What we are witnessing therefore is not just the usual "small change" of politics as it plays itself out in the sphere of education, where a new government brings in a new set of persons occupying office and distributing largesse, and encouraging new ideological orientations. What we are witnessing is much more sinister, namely an attempt to constrict the space for rational discourse.

This attempt is sinister because it impinges on the lives of the people. It is a fallacy to believe that the snuffing out of rational discourse is a matter concerning only the intelligentsia; it is even more fundamentally and directly a matter affecting the people, since the flourishing of rational discourse is a necessary condition for the people's march towards freedom.

Here is an illustration. At the beginning of the 20th century the region that today constitutes the State of Kerala had the practice not just of untouchability but of "unseeability". Persons of exalted castes travelled with escorts who walked ahead, making a certain whooping noise. Upon hearing this noise any member of a "lower caste" who happened to be on the path would hide himself or herself until the exalted person had passed, for they were supposed to be "unseeable". The same Kerala today has a level of achievement in terms of social indicators that is better than any other part of the Third World, including China taken as a whole, and that is comparable, or even superior in certain respects, to that of metropolitan capitalist countries. Such an impressive achievement necessarily presupposes a degree of social equality. To say this is not to claim that caste inequalities have disappeared in Kerala, but to underscore the enormous length of the distance travelled by Kerala in the course of just a few decades.

Kerala's case, though striking, exemplifies a process that has happened in varying degrees all over India, namely a long, protracted, halting, confused, but nonetheless unmistakable, social change, even a social revolution, directed against different forms of social oppression and inequality. To be sure, it has not been as impressive as the dazzling achievements of some Third World socialist countries, or even of many capitalist countries of East and South East Asia; and it still has a very long way to go.
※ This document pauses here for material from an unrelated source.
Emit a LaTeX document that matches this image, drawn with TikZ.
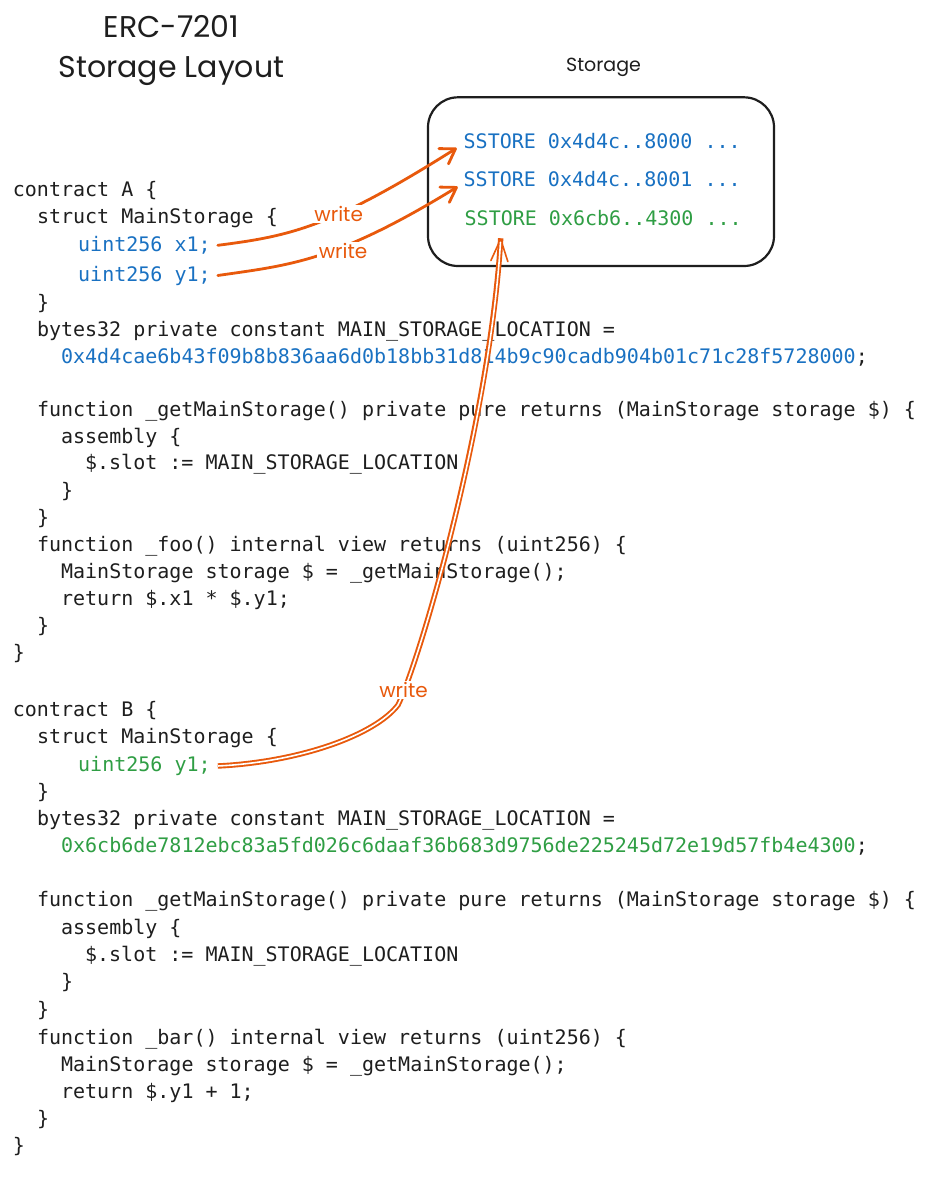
\documentclass[tikz,border=0pt]{standalone}
\usepackage{fontspec}
\setmonofont{DejaVu Sans Mono}
\newfontfamily\hand{Poppins}
\usetikzlibrary{arrows.meta}
\definecolor{ink}{HTML}{1E1E1E}
\definecolor{cblue}{HTML}{1971C2}
\definecolor{cgreen}{HTML}{2F9E44}
\definecolor{corange}{HTML}{E8590C}
\begin{document}
\begin{tikzpicture}[x=1pt,y=-1pt,
  code/.style={anchor=base west, inner sep=0pt, font=\ttfamily\fontsize{20}{24}\selectfont, text=ink},
  bluecode/.style={code, text=cblue},
  greencode/.style={code, text=cgreen},
  hand/.style={font=\hand\fontsize{#1}{#1}\selectfont, text=ink, inner sep=0pt, anchor=base},
  lbl/.style={font=\hand\fontsize{20}{20}\selectfont, text=corange, fill=white, inner sep=1.5pt},
  wire/.style={draw=corange, line width=2.8pt, line cap=round,
    -{Straight Barb[length=14pt,width=18pt,round]}},
  dwire/.style={draw=corange, line width=1.6pt, line cap=round,
    -{Straight Barb[length=22pt,width=17pt,round]},
    preaction={draw=corange, line width=5.4pt, -},
    postaction={draw=white, line width=1.6pt, -, shorten >=4pt}},
  store/.style={draw=ink, line width=2.2pt, rounded corners=30pt}
]
\useasboundingbox[fill=white] (0,0) rectangle (926,1200);

% titles
\node[hand=30] (t1) at (171.5,37.7) {ERC-7201};
\node[hand=30] (t2) at (171.5,77) {Storage Layout};
\node[hand=19] (st) at (603.5,71.7) {Storage};

% storage box
\draw[store] (428,97.3) rectangle (774,266);
\node[bluecode]  (s1) at (463.5,148.3) {SSTORE 0x4d4c..8000 ...};
\node[bluecode]  (s2) at (463.5,186.3) {SSTORE 0x4d4c..8001 ...};
\node[greencode] (s3) at (464.5,225) {SSTORE 0x6cb6..4300 ...};

% contract A
\node[code] (a1) at (12.7,196) {contract A \{};
\node[code] (a2) at (36.8,223) {struct MainStorage \{};
\node[bluecode] (ax1) at (78,251.5) {uint256 x1;};
\node[bluecode] (ay1) at (78,281) {uint256 y1;};
\node[code] (a5) at (36.8,309) {\}};
\node[code] (a6) at (36.8,336) {bytes32 private constant MAIN\_STORAGE\_LOCATION =};
\node[code] (a7) at (60.9,363) {\textcolor{cblue}{0x4d4cae6b43f09b8b836aa6d0b18bb31d814b9c90cadb904b01c71c28f5728000};};
\node[code] (a9) at (36.8,416) {function \_getMainStorage() private pure returns (MainStorage storage \$) \{};
\node[code] (a10) at (60.9,443) {assembly \{};
\node[code] (a11) at (84.9,469.5) {\$.slot := MAIN\_STORAGE\_LOCATION};
\node[code] (a12) at (60.9,497) {\}};
\node[code] (a13) at (36.8,524) {\}};
\node[code] (a14) at (36.8,551.5) {function \_foo() internal view returns (uint256) \{};
\node[code] (a15) at (60.9,578.5) {MainStorage storage \$ = \_getMainStorage();};
\node[code] (a16) at (60.9,605) {return \$.x1 * \$.y1;};
\node[code] (a17) at (36.8,632) {\}};
\node[code] (a18) at (12.7,659) {\}};

% contract B
\node[code] (b1) at (12.7,716.5) {contract B \{};
\node[code] (b2) at (36.8,743.5) {struct MainStorage \{};
\node[greencode] (by1) at (78,771.5) {uint256 y1;};
\node[code] (b4) at (36.8,798.5) {\}};
\node[code] (b5) at (36.8,825) {bytes32 private constant MAIN\_STORAGE\_LOCATION =};
\node[code] (b6) at (60.9,852.5) {\textcolor{cgreen}{0x6cb6de7812ebc83a5fd026c6daaf36b683d9756de225245d72e19d57fb4e4300};};
\node[code] (b8) at (36.8,906.5) {function \_getMainStorage() private pure returns (MainStorage storage \$) \{};
\node[code] (b9) at (60.9,934) {assembly \{};
\node[code] (b10) at (84.9,961.5) {\$.slot := MAIN\_STORAGE\_LOCATION};
\node[code] (b11) at (60.9,988.5) {\}};
\node[code] (b12) at (36.8,1016) {\}};
\node[code] (b13) at (36.8,1044.5) {function \_bar() internal view returns (uint256) \{};
\node[code] (b14) at (60.9,1071.5) {MainStorage storage \$ = \_getMainStorage();};
\node[code] (b15) at (60.9,1098.5) {return \$.y1 + 1;};
\node[code] (b16) at (36.8,1125.5) {\}};
\node[code] (b17) at (12.7,1152.5) {\}};

% arrow end points
\coordinate (e1) at (456.7,148);
\coordinate (e2) at (457.7,186.7);
\coordinate (e3) at (500.7,238.3);

% connectors
\draw[wire] ([xshift=7pt]ax1.east) .. controls (290,236) and (330,228) .. (e1)
  node[lbl, pos=0.6] (w1) {write};
\draw[wire] ([xshift=7pt]ay1.east) .. controls (290,265) and (335,262) .. (e2)
  node[lbl, pos=0.6, xshift=2pt, yshift=-4pt] (w2) {write};
\draw[dwire] ([xshift=7pt]by1.east) .. controls (300,762) and (375,735) .. (398,705)
  .. controls (420,660) and (490,420) .. (e3);
\node[lbl] (w3) at (403.5,690) {write};
\end{tikzpicture}
\end{document}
But considering the long history of caste and other forms of social oppression in this country, the ossification of its uniquely oppressive social structure through centuries, what has been achieved in the course of the last few decades is as remarkable as it is unprecedented.

THIS process of social revolution has been intimately connected with the anti-imperialist struggle, a connection that has been there even when the two streams of struggle have apparently proceeded along different courses. In other words, the enlargement of the social and political rights of the ordinary people to a degree unimaginable earlier has constituted one integrated movement; it has been our "Long Revolution". Underlying this "Long Revolution", however, has been a remarkable revolution in thought that has rejected the inegalitarianism of tradition, and the irrationalism of inherited orthodoxy. One may quarrel about which particular part of this process of spread of new thought constitutes the beginning of the so-called "renaissance" in a particular region, but almost every region has had such a "renaissance".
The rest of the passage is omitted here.